Like the Snoo Smart Sleeper. It’s a $1,300 bassinet that some companies are giving their new parents so everyone sleeps.
Others, like the company Button in Gramercy, give their employees a six month Snoo rental. KKR, a Midtown investment firm, has a childcare travel program. The firm pays for their workers who are primary caregivers to bring their baby and a babysitter on essential business trips until their child turns 1.
“Millenial parents are asking for what they need, and companies are hearing them,” said Meredith Bodgas, editor-in-chief of Working Mother magazine. She says companies are realizing more perks makes better business sense.

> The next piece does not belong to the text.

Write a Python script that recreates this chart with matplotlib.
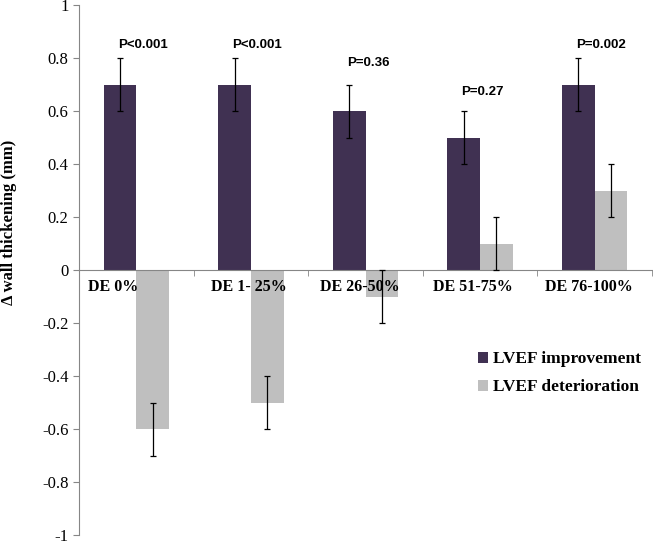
import numpy as np
import matplotlib
matplotlib.use("Agg")
import matplotlib.pyplot as plt
from matplotlib.patches import Patch

# data
categories = ['DE 0%', 'DE 1- 25%', 'DE 26-50%', 'DE 51-75%', 'DE 76-100%']
improvement = [0.7, 0.7, 0.6, 0.5, 0.7]
improvementErr = [0.1, 0.1, 0.1, 0.1, 0.1]
deterioration = [-0.6, -0.5, -0.1, 0.1, 0.3]
deteriorationErr = [0.1, 0.1, 0.1, 0.1, 0.1]
pLabels = ['P<0.001', 'P<0.001', 'P=0.36', 'P=0.27', 'P=0.002']
pHeights = [0.825, 0.825, 0.76, 0.65, 0.825]

purple = '#403152'
grey = '#bfbfbf'
axisGrey = '#868686'
serif = 'Liberation Serif'

fig = plt.figure(figsize=(6.53, 5.44), dpi=100)
ax = fig.add_axes([79 / 653, 9 / 544, 573 / 653, 530 / 544])

x = np.arange(len(categories))
w = 0.285

ax.bar(x - w / 2, improvement, w, color=purple, zorder=2)
ax.bar(x + w / 2, deterioration, w, color=grey, zorder=2)
ax.errorbar(x - w / 2, improvement, yerr=improvementErr, fmt='none',
            ecolor='black', elinewidth=0.9, capsize=2.5, capthick=0.9, zorder=3)
ax.errorbar(x + w / 2, deterioration, yerr=deteriorationErr, fmt='none',
            ecolor='black', elinewidth=0.9, capsize=2.5, capthick=0.9, zorder=3)

# p values above the improvement bars
for i, (lab, h) in enumerate(zip(pLabels, pHeights)):
    ax.text(i - w / 2 - 0.02, h, lab, ha='left', va='bottom',
            fontsize=9.5, fontweight='bold', family='Liberation Sans')

# category labels sit just under the zero line
labelShift = [-0.2, -0.02, -0.05, -0.06, -0.05]
for i, lab in enumerate(categories):
    ax.text(i + labelShift[i], -0.035, lab, ha='center', va='top',
            fontsize=11.5, fontweight='bold', family=serif)

ax.set_xlim(-0.5, len(categories) - 0.5)
ax.set_ylim(-1, 1)
ax.set_yticks(np.arange(-1, 1.01, 0.2))
ax.set_yticklabels(['-1', '-0.8', '-0.6', '-0.4', '-0.2', '0',
                    '0.2', '0.4', '0.6', '0.8', '1'], family=serif, fontsize=12)

ax.spines['top'].set_visible(False)
ax.spines['right'].set_visible(False)
ax.spines['left'].set_color(axisGrey)
ax.spines['bottom'].set_color(axisGrey)
ax.spines['bottom'].set_position(('data', 0))
ax.tick_params(axis='y', colors=axisGrey, labelcolor='black', length=4, direction='out')
ax.set_xticks([])
ax.set_xticks(np.arange(-0.5, len(categories), 1.0), minor=True)
ax.tick_params(axis='x', which='minor', colors=axisGrey, length=4, direction='out',
               labelbottom=False)

ax.set_ylabel('\u0394 wall thickening (mm)', family=serif, fontweight='bold',
              fontsize=12)
ax.yaxis.set_label_coords(-0.108, 0.59)

handles = [Patch(facecolor=purple, label='LVEF improvement'),
           Patch(facecolor=grey, label='LVEF deterioration')]
ax.legend(handles=handles, loc='upper left', bbox_to_anchor=(0.669, 0.376),
          frameon=False, handlelength=0.6, handleheight=0.6, handletextpad=0.25,
          labelspacing=0.7, prop={'family': serif, 'weight': 'bold', 'size': 12.5})

fig.savefig('out.png', dpi=100)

“Because it costs about a salary and a half to replace somebody. Because you might pay for recruiters. You have to pay to get someone up to speed and trained. It’s actually cheaper for companies to hire nannies, hire caregivers to join these moms on the work trips,” Bodgas said.
For moms like Ernst-Alper, the extra support makes all the difference.
“We’re actually able to balance more instead of compromising work over being a mom,” she said.
Bodgas says it doesn’t hurt to ask if you’d like your company to offer more. She says to talk to other parents at your job and do your research before making the case for extra perks.